Defendant claims that the challenged statements constitute "a casual and humorous conversation" about a past news article, and as such, were not made "in furtherance" of the alleged conspiracy. (Def.'s Mot. 6.) The Government maintains that Bey was keeping Savage apprised of the events impacting the conspiracy and thus these statements further the ends of the alleged conspiracy. (Gov't's Resp. 5.)

Given that the "in furtherance" requirement is broadly construed, we are satisfied that the challenged statements do not, as Defendant contends, constitute a mere humorous exchange, or idle chatter. These statements further the goals of the conspiracy by keeping its members abreast of the ongoing conspiracy.

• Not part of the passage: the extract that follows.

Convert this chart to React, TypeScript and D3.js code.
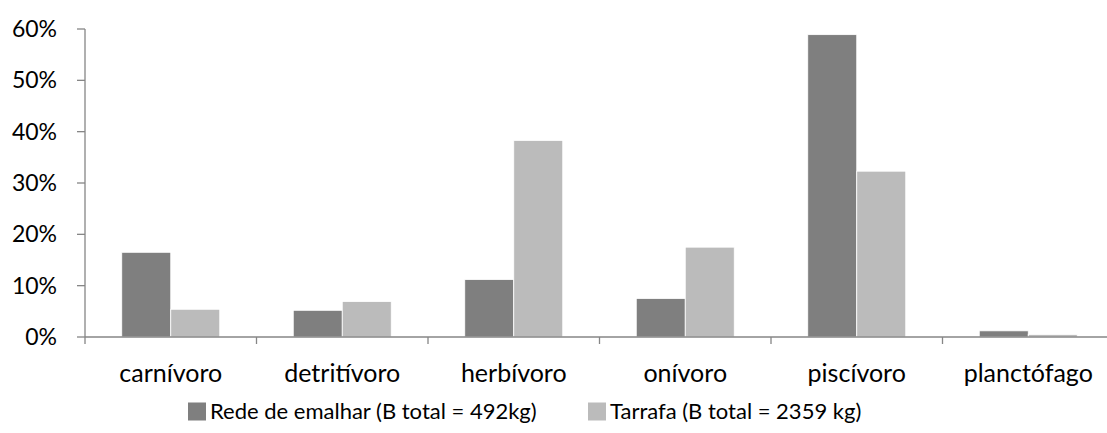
import React from "react";
import * as d3 from "d3";

const categories = ["carnívoro", "detritívoro", "herbívoro", "onívoro", "piscívoro", "planctófago"];
const seriesNames = ["Rede de emalhar (B total = 492kg)", "Tarrafa (B total = 2359 kg)"];
const redeValues = [0.165, 0.052, 0.112, 0.075, 0.589, 0.012];
const tarrafaValues = [0.054, 0.069, 0.383, 0.175, 0.323, 0.005];
const yTicks = [0, 0.1, 0.2, 0.3, 0.4, 0.5, 0.6];
const colors = ["#7f7f7f", "#bbbbbb"];

const W = 1107;
const H = 433;
const FONT = "Lato, 'Open Sans', sans-serif";

export default function App() {
  const left = 85;
  const band = 171.5;
  const x = d3.scaleBand<string>().domain(categories).range([left, left + band * categories.length]).padding(0);
  const inner = d3
    .scaleBand<string>()
    .domain(seriesNames)
    .range([x.bandwidth() * 0.2143, x.bandwidth() * 0.7857])
    .padding(0);
  const y = d3.scaleLinear().domain([0, 0.6]).range([337, 29]);
  const fmt = d3.format(".0%");
  const series = [redeValues, tarrafaValues];
  const axisColor = "#868686";

  const boundaries = categories.map((c) => x(c) as number).concat([(x(categories[categories.length - 1]) as number) + x.bandwidth()]);

  return (
    <svg width={W} height={H} style={{ position: "absolute", left: 0, top: 0, background: "#fff" }} fontFamily={FONT}>
      <rect x={0} y={0} width={W} height={H} fill="#fff" />
      {/* bars */}
      {series.map((vals, si) =>
        vals.map((v, i) => (
          <rect
            key={`${si}-${i}`}
            x={(x(categories[i]) as number) + (inner(seriesNames[si]) as number)}
            y={y(v)}
            width={inner.bandwidth()}
            height={y(0) - y(v)}
            fill={colors[si]}
            stroke="#ffffff"
            strokeWidth={0.8}
          />
        ))
      )}
      {/* y axis */}
      <line x1={left} x2={left} y1={y(0.6)} y2={y(0)} stroke={axisColor} strokeWidth={1.3} />
      {yTicks.map((t) => (
        <g key={t}>
          <line x1={left - 8} x2={left} y1={y(t)} y2={y(t)} stroke={axisColor} strokeWidth={1.3} />
          <text x={57} y={y(t)} dy="0.35em" textAnchor="end" fontSize={23} fill="#000">
            {fmt(t)}
          </text>
        </g>
      ))}
      {/* x axis */}
      <line x1={left} x2={W} y1={y(0)} y2={y(0)} stroke={axisColor} strokeWidth={1.3} />
      {boundaries.map((b, i) => (
        <line key={i} x1={b} x2={b} y1={y(0)} y2={y(0) + 7} stroke={axisColor} strokeWidth={1.3} />
      ))}
      {categories.map((c) => (
        <text key={c} x={(x(c) as number) + x.bandwidth() / 2} y={373} dy="0.35em" textAnchor="middle" fontSize={25} fill="#000">
          {c}
        </text>
      ))}
      {/* legend */}
      {[188, 588].map((lx, i) => (
        <g key={i}>
          <rect x={lx} y={402.5} width={18} height={18} fill={colors[i]} />
          <text x={lx + 22} y={411.5} dy="0.35em" fontSize={22} fill="#000">
            {seriesNames[i]}
          </text>
        </g>
      ))}
    </svg>
  );
}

A fundamental purpose of the alleged conspiracy was the protection of the members of the KSO through tampering with and retaliating against Government witnesses and their families through the use of threats, intimidation, violence, and murder. Indeed, the Indictment is replete with allegations of witness intimidation and threats. Certainly the murder of Flowers, an individual who was going to testify against a member of the racketeering enterprise, was an important and significant event in the ongoing conspiracy. In the contested portion of the conversation, Bey informed Savage about the current status of an important event in the conspiracy-the press coverage of a murder allegedly perpetrated by members of the racketeering enterprise. See United States v. Sepulveda, 15 F.3d 1161, 1180 (1st Cir. 1993) ("We think it is common ground-and common sense-that the reporting of significant events by one coconspirator to another advances the conspiracy.") Moreover, as Bey later indicated, the notoriety from this substantial media exposure would further the ends of the conspiracy in its debt collection efforts and in its intimidation efforts.

The Government has established that the challenged portion of the recorded conversation was made in furtherance of the conspiracy and is admissible pursuant to Rule 801(d)(2)(E).*fn6


For the foregoing reasons, Defendant's Motion in Limine must be denied. An appropriate Order will follow.